● **Given instruction**: Everything from the opening line of the records below through the line with "const actualPct = [0.365];" must be duplicated exactly, pictures left out.

[Records from a dataset]
::::::
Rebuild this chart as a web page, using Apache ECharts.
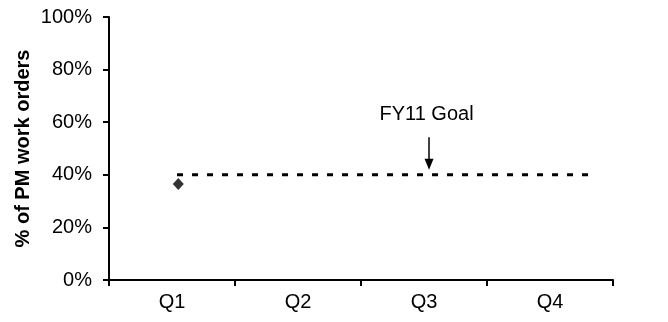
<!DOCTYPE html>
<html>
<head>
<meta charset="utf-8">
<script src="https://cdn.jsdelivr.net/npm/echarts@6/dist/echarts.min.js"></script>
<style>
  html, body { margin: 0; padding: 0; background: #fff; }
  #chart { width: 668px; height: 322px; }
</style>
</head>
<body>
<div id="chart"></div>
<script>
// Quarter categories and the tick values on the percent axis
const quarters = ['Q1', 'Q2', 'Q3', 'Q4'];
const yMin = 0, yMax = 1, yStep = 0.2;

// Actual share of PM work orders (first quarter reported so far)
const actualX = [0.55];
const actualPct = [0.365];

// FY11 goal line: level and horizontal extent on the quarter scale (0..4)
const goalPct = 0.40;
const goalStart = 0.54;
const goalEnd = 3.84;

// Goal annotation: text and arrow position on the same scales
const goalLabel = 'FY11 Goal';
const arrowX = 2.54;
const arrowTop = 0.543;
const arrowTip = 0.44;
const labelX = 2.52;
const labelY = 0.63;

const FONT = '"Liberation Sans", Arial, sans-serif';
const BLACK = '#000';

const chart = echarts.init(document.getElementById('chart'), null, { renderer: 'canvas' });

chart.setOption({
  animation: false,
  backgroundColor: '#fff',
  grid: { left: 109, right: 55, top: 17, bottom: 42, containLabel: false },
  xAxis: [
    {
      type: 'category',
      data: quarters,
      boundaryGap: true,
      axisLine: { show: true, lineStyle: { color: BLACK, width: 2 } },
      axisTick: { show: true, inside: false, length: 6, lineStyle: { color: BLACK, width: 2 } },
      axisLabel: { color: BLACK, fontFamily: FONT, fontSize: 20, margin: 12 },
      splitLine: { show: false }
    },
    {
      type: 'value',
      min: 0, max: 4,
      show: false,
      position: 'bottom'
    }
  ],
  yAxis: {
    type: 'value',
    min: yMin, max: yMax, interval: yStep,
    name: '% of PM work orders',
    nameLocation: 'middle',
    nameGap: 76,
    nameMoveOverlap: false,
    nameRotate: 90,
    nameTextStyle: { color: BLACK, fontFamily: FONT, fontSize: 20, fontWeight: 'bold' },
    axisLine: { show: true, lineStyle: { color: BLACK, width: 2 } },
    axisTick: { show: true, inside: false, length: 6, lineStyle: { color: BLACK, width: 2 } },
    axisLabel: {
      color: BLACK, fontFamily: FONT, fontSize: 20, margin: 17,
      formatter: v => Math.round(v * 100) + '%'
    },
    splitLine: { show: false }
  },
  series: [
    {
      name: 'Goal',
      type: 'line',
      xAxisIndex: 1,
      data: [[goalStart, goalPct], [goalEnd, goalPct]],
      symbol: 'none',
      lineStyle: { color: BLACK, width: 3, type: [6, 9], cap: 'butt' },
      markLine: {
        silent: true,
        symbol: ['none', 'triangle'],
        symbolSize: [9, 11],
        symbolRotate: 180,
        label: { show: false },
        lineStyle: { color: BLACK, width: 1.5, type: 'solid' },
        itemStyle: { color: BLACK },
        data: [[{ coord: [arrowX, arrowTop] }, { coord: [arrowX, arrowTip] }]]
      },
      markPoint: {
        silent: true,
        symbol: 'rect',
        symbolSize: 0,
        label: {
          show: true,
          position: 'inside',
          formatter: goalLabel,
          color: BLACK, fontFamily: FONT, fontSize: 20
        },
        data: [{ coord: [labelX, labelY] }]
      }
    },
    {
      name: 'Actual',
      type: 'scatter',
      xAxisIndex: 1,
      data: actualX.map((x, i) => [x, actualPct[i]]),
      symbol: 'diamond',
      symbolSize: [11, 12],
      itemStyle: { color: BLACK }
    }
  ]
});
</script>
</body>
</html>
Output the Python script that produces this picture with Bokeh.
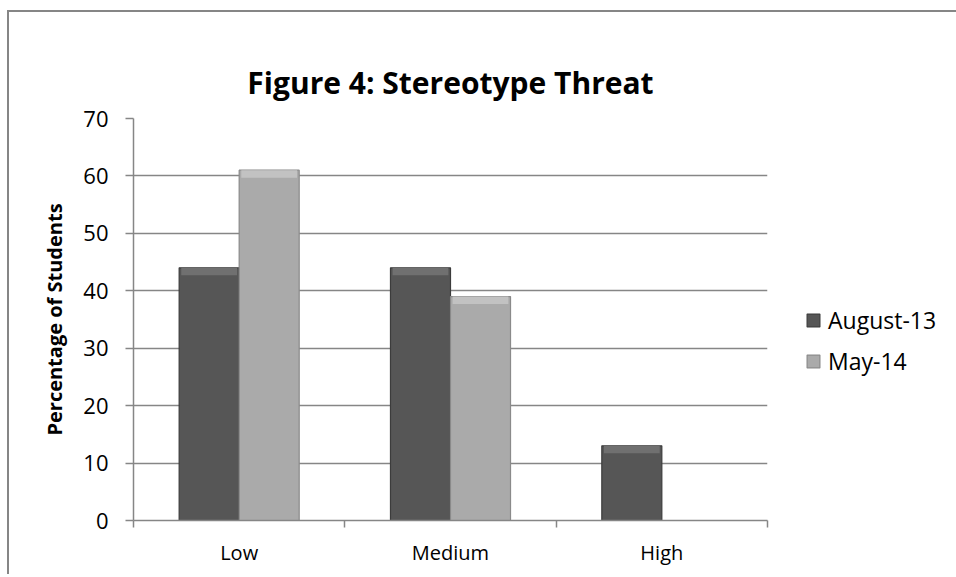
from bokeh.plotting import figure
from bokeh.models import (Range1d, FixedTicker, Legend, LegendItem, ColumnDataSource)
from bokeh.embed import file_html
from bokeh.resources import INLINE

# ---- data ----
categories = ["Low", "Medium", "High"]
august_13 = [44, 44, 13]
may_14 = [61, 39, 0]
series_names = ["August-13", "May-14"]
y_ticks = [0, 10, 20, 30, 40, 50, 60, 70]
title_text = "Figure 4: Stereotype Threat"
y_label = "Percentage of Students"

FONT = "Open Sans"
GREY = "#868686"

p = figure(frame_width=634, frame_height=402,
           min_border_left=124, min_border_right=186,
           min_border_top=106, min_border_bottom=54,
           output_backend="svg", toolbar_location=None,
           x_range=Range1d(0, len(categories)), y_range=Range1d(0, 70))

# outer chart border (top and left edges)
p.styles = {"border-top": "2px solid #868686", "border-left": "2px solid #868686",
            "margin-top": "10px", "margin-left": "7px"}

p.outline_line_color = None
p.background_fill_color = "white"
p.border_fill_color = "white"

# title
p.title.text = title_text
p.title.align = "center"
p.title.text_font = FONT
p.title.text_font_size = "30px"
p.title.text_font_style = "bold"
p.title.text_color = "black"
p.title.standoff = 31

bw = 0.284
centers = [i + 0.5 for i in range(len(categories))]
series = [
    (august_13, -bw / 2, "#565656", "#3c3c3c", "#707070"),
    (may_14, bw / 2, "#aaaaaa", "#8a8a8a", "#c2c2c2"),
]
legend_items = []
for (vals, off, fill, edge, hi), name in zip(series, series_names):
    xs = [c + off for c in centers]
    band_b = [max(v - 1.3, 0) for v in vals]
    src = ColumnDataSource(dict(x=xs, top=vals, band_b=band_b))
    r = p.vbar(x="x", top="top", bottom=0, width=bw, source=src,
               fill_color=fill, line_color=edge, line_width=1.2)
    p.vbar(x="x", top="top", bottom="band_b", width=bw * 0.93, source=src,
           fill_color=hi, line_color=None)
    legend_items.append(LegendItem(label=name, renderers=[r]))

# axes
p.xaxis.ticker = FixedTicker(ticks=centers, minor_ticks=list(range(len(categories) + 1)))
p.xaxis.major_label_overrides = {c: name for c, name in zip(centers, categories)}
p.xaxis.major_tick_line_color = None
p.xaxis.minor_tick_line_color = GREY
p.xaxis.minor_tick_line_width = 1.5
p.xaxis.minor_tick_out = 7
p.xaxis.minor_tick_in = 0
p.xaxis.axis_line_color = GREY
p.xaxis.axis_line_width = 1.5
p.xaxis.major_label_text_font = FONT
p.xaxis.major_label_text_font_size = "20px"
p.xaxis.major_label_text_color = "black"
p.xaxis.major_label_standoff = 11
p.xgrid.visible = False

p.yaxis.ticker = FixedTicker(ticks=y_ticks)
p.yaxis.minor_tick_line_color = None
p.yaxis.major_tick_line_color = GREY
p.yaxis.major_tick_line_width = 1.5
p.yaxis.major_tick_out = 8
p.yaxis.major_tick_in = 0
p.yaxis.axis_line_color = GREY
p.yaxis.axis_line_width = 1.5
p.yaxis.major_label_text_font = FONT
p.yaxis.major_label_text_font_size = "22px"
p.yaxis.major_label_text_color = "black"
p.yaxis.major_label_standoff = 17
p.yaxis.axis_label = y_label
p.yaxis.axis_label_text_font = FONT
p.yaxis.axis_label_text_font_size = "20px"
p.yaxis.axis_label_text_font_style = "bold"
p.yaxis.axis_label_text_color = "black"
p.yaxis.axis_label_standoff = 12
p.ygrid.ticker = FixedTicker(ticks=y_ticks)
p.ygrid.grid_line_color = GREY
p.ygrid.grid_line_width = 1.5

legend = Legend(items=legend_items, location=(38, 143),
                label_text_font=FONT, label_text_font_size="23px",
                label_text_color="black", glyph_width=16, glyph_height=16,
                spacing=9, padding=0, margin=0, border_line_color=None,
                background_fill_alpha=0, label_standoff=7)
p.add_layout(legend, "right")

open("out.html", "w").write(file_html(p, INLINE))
::::::
● **Reply to the exercise**:
Rebuild this chart as a web page, using Apache ECharts.
<!DOCTYPE html>
<html>
<head>
<meta charset="utf-8">
<script src="https://cdn.jsdelivr.net/npm/echarts@6/dist/echarts.min.js"></script>
<style>
  html, body { margin: 0; padding: 0; background: #fff; }
  #chart { width: 668px; height: 322px; }
</style>
</head>
<body>
<div id="chart"></div>
<script>
// Quarter categories and the tick values on the percent axis
const quarters = ['Q1', 'Q2', 'Q3', 'Q4'];
const yMin = 0, yMax = 1, yStep = 0.2;

// Actual share of PM work orders (first quarter reported so far)
const actualX = [0.55];
const actualPct = [0.365];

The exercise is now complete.